• [Provided material]:
--*--

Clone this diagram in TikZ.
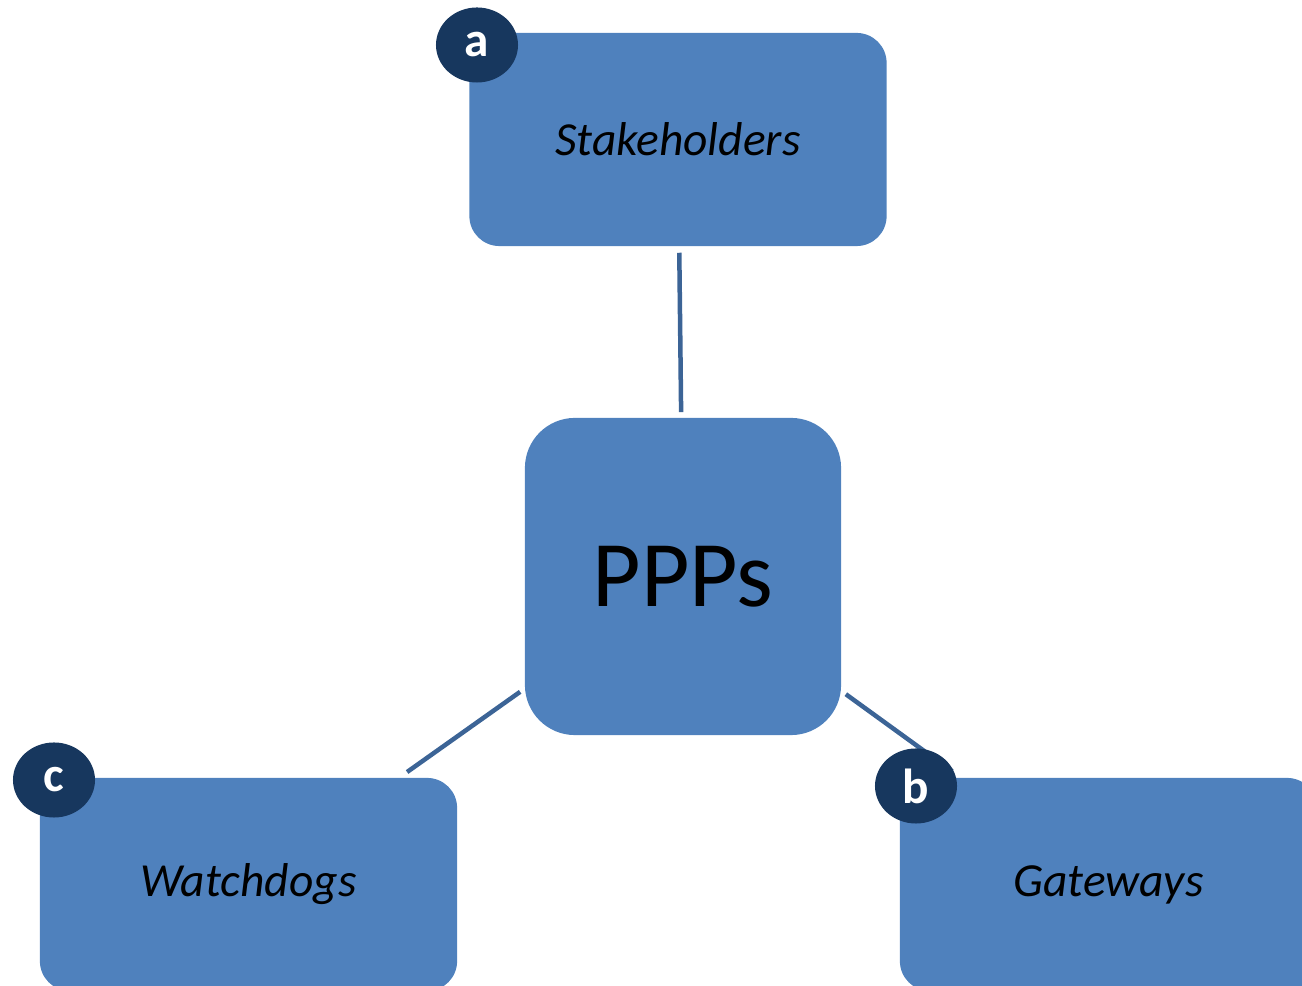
\documentclass[tikz,border=0pt]{standalone}
\usepackage{fontspec}
\setmainfont{Carlito}
\usetikzlibrary{positioning,shapes.geometric}
\definecolor{boxblue}{RGB}{79,129,189}
\definecolor{tagblue}{RGB}{23,55,94}
\definecolor{linkblue}{RGB}{60,100,150}

\begin{document}
\begin{tikzpicture}[x=0.01cm,y=-0.01cm,
	box/.style={rectangle,rounded corners=0.3cm,fill=boxblue,minimum width=4.17cm,minimum height=2.13cm,
		font=\fontsize{13.5}{16}\selectfont\itshape},
	tag/.style={ellipse,fill=tagblue,text=white,inner sep=0pt,minimum width=0.82cm,minimum height=0.75cm,
		font=\fontsize{14}{16}\selectfont\bfseries},
	link/.style={draw=linkblue,line width=0.045cm,shorten <=0.05cm}]
		\clip (0,0) rectangle (1302,986);
		\node[box,rounded corners=0.5cm,minimum width=3.16cm,minimum height=3.17cm,
			font=\fontsize{26.7}{30}\selectfont] (P) at (683,576.5) {PPPs};
		\foreach \X/\T/\x/\y/\s/\tx/\ty in 
		{Stakeholders/a/678/139.5/0.06cm/477/45, Gateways/b/1108.5/884.5/0.1cm/916/786,
			Watchdogs/c/248.5/884.5/0.09cm/54/780}
		{\node[box] (B-\T) at (\x,\y) {\X};
			\draw[link,shorten >=\s] (P) -- (B-\T);
			\node[tag] (T-\T) at (\tx,\ty) {\T};}
		\end{tikzpicture}
\end{document}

--*--

Repeat the listing verbatim. Skip the pictures.

• [Answer]:
Clone this diagram in TikZ.
\documentclass[tikz,border=0pt]{standalone}
\usepackage{fontspec}
\setmainfont{Carlito}
\usetikzlibrary{positioning,shapes.geometric}
\definecolor{boxblue}{RGB}{79,129,189}
\definecolor{tagblue}{RGB}{23,55,94}
\definecolor{linkblue}{RGB}{60,100,150}

\begin{document}
\begin{tikzpicture}[x=0.01cm,y=-0.01cm,
	box/.style={rectangle,rounded corners=0.3cm,fill=boxblue,minimum width=4.17cm,minimum height=2.13cm,
		font=\fontsize{13.5}{16}\selectfont\itshape},
	tag/.style={ellipse,fill=tagblue,text=white,inner sep=0pt,minimum width=0.82cm,minimum height=0.75cm,
		font=\fontsize{14}{16}\selectfont\bfseries},
	link/.style={draw=linkblue,line width=0.045cm,shorten <=0.05cm}]
		\clip (0,0) rectangle (1302,986);
		\node[box,rounded corners=0.5cm,minimum width=3.16cm,minimum height=3.17cm,
			font=\fontsize{26.7}{30}\selectfont] (P) at (683,576.5) {PPPs};
		\foreach \X/\T/\x/\y/\s/\tx/\ty in 
		{Stakeholders/a/678/139.5/0.06cm/477/45, Gateways/b/1108.5/884.5/0.1cm/916/786,
			Watchdogs/c/248.5/884.5/0.09cm/54/780}
		{\node[box] (B-\T) at (\x,\y) {\X};
			\draw[link,shorten >=\s] (P) -- (B-\T);
			\node[tag] (T-\T) at (\tx,\ty) {\T};}
		\end{tikzpicture}
\end{document}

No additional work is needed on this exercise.